* [MATERIAL]:
::::::::

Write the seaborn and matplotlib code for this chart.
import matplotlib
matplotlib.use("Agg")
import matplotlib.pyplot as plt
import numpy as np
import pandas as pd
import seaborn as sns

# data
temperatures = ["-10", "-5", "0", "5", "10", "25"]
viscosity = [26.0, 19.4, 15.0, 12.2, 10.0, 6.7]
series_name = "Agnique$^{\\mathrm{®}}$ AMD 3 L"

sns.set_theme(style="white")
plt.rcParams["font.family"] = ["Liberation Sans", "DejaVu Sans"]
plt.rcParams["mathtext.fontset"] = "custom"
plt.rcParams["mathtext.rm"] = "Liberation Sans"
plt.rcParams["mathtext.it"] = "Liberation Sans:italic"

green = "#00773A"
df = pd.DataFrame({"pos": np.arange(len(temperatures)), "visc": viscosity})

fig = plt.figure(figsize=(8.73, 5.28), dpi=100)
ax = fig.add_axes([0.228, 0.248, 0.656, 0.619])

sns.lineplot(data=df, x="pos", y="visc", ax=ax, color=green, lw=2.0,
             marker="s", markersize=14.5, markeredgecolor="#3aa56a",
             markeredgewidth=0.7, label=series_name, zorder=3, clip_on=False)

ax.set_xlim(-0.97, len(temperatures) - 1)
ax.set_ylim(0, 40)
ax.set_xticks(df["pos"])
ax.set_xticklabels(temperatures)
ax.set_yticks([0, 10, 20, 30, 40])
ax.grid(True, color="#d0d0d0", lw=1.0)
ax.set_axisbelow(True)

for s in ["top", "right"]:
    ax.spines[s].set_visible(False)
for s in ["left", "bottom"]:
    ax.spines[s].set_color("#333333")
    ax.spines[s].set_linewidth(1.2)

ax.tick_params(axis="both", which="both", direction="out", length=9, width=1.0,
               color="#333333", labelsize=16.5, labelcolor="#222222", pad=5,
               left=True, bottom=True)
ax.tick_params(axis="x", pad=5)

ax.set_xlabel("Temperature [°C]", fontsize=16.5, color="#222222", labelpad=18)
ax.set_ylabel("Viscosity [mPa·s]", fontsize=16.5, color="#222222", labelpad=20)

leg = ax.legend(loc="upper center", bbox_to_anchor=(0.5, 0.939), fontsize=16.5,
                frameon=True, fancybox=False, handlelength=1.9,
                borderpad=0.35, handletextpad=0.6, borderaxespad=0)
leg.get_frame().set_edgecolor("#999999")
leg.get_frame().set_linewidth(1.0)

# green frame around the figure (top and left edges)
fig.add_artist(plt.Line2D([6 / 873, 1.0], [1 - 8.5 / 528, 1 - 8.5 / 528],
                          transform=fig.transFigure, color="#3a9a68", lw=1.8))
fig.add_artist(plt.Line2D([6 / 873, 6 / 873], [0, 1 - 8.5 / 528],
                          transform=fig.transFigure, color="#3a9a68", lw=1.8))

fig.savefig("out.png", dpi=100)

::::::::

* [WHAT IS REQUIRED]:
Reproduce the listing in full. Keep it exactly as written.

* [THE OUTPUT]:
Write the seaborn and matplotlib code for this chart.
import matplotlib
matplotlib.use("Agg")
import matplotlib.pyplot as plt
import numpy as np
import pandas as pd
import seaborn as sns

# data
temperatures = ["-10", "-5", "0", "5", "10", "25"]
viscosity = [26.0, 19.4, 15.0, 12.2, 10.0, 6.7]
series_name = "Agnique$^{\\mathrm{®}}$ AMD 3 L"

sns.set_theme(style="white")
plt.rcParams["font.family"] = ["Liberation Sans", "DejaVu Sans"]
plt.rcParams["mathtext.fontset"] = "custom"
plt.rcParams["mathtext.rm"] = "Liberation Sans"
plt.rcParams["mathtext.it"] = "Liberation Sans:italic"

green = "#00773A"
df = pd.DataFrame({"pos": np.arange(len(temperatures)), "visc": viscosity})

fig = plt.figure(figsize=(8.73, 5.28), dpi=100)
ax = fig.add_axes([0.228, 0.248, 0.656, 0.619])

sns.lineplot(data=df, x="pos", y="visc", ax=ax, color=green, lw=2.0,
             marker="s", markersize=14.5, markeredgecolor="#3aa56a",
             markeredgewidth=0.7, label=series_name, zorder=3, clip_on=False)

ax.set_xlim(-0.97, len(temperatures) - 1)
ax.set_ylim(0, 40)
ax.set_xticks(df["pos"])
ax.set_xticklabels(temperatures)
ax.set_yticks([0, 10, 20, 30, 40])
ax.grid(True, color="#d0d0d0", lw=1.0)
ax.set_axisbelow(True)

for s in ["top", "right"]:
    ax.spines[s].set_visible(False)
for s in ["left", "bottom"]:
    ax.spines[s].set_color("#333333")
    ax.spines[s].set_linewidth(1.2)

ax.tick_params(axis="both", which="both", direction="out", length=9, width=1.0,
               color="#333333", labelsize=16.5, labelcolor="#222222", pad=5,
               left=True, bottom=True)
ax.tick_params(axis="x", pad=5)

ax.set_xlabel("Temperature [°C]", fontsize=16.5, color="#222222", labelpad=18)
ax.set_ylabel("Viscosity [mPa·s]", fontsize=16.5, color="#222222", labelpad=20)

leg = ax.legend(loc="upper center", bbox_to_anchor=(0.5, 0.939), fontsize=16.5,
                frameon=True, fancybox=False, handlelength=1.9,
                borderpad=0.35, handletextpad=0.6, borderaxespad=0)
leg.get_frame().set_edgecolor("#999999")
leg.get_frame().set_linewidth(1.0)

# green frame around the figure (top and left edges)
fig.add_artist(plt.Line2D([6 / 873, 1.0], [1 - 8.5 / 528, 1 - 8.5 / 528],
                          transform=fig.transFigure, color="#3a9a68", lw=1.8))
fig.add_artist(plt.Line2D([6 / 873, 6 / 873], [0, 1 - 8.5 / 528],
                          transform=fig.transFigure, color="#3a9a68", lw=1.8))

fig.savefig("out.png", dpi=100)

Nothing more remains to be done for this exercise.